I understand the value of telling someone what the gospel means now in this life on earth. Each of us is bombarded with the requirements of life. To know that the gospel means something now is very good! This is especially true since the gospel is sometimes all the downtrodden have.
However, the ultimate restoration presented in John 3:16 has nothing to do with this current Earth. It is much more about the Earth and Heaven to come. When John wrote Revelation, he was telling his readers about that restoration. He was letting them know that they should hold on in the face of persecution. He seemed to say, “God is coming back, and he’s going to fix everything someday. Just keep holding on to the good news!”
Some call that escapism (especially as it relates to the rapture), but it’s actually what the gospel is all about.

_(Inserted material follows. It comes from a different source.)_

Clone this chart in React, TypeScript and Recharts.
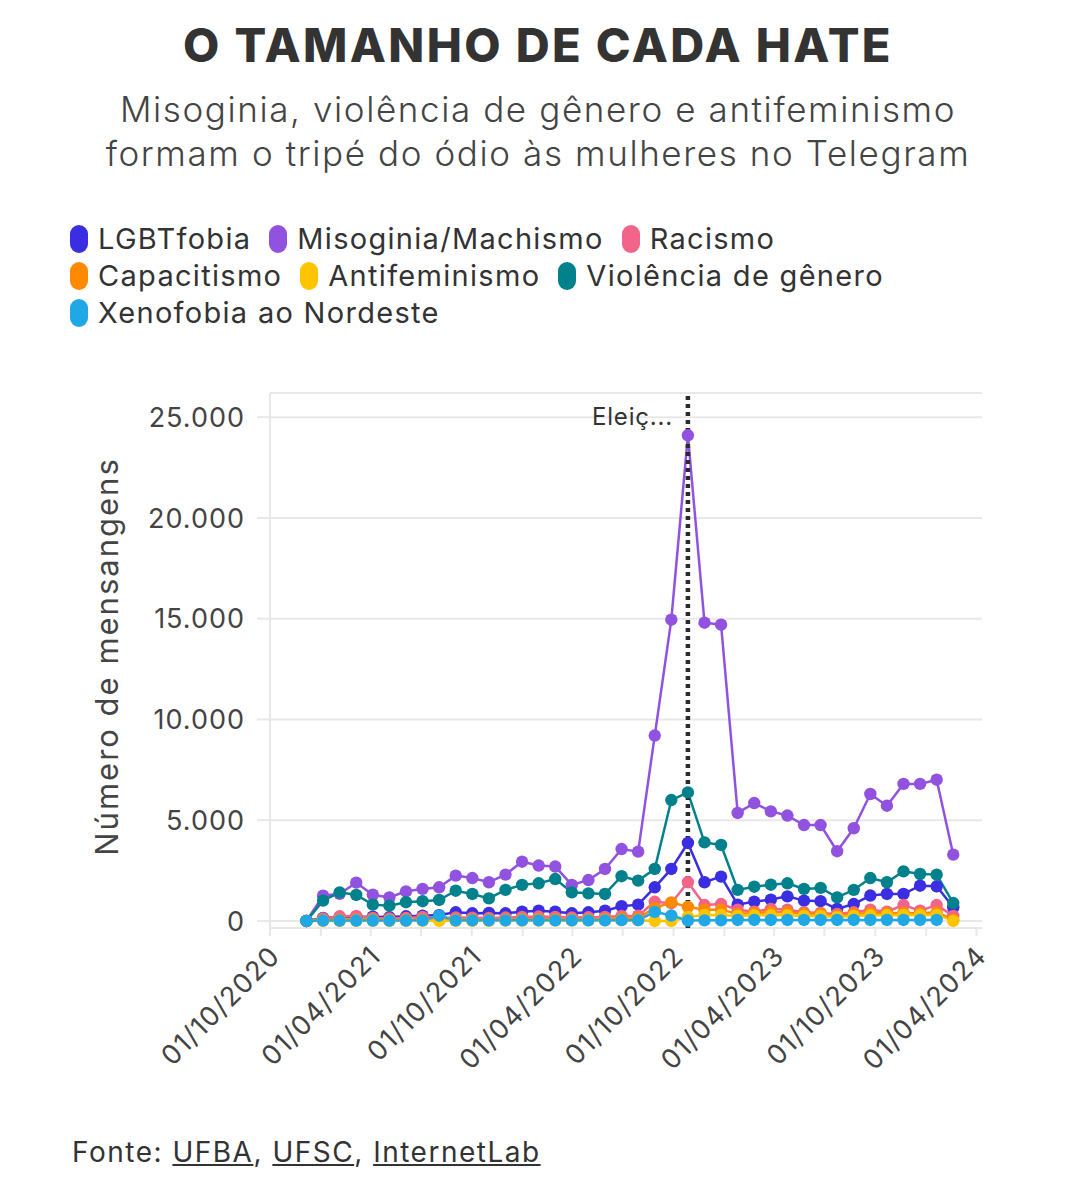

God is restoring humanity through Jesus, his only son, because he LOVES the world!
- “Should not perish, but…” This is the crux of the matter. Pick life over death. Accept Jesus over oneself. Pick true Christianity over other religions. However you slice it, the point is that there are only two options. Either accept Jesus’ sacrifice, or die.
Final Thoughts: I could write so much more about John 3:16. Like 14:6, it is a bedrock verse of our faith. In this verse we have the gospel…the good news. God did not leave us to our own devices. He did not demand petty sacrifice like so many other “gods.” No, he became the sacrifice because HE LOVED US! If you haven’t made your decision today, please do so. This life is the time to make the decision and today is a great day to do it!
 Carson, D A. The Gospel According to John. William B. Eerdman’s Publishing Company. Grand Rapids, MI, 1991. Pg 203.
 Brown, Raymond E., Edited by Francis J. Moloney. An Introduction to the Gospel of John. Doubleday. New York, NY, 2003. Pg 40.
 Spong, John Shelby. The Fourth Gospel: Tales of a Jewish Mystic. Harper One. New York, NY, 2013. Pg 12.
 The Gospel According to John, pg 35.
 I’m working on a much longer project to be unveiled in the not-too-soon-future, but don’t let this information bother you. That John didn’t write every line in the book named for him shouldn’t rock our faith to the foundations. In fact, the editor of John chapter three actually expands on Jesus’ words and simply provides a backdrop to what Jesus and Nicodemus discussed. If there is more than one author, then they were faithful enough to the story to provide consistency. We know, of course, that God is the ultimate editor of his book anyway (II Tim 3:16).
 The Fourth Gospel, pg 92.
 The Gospel According to John, pg 204.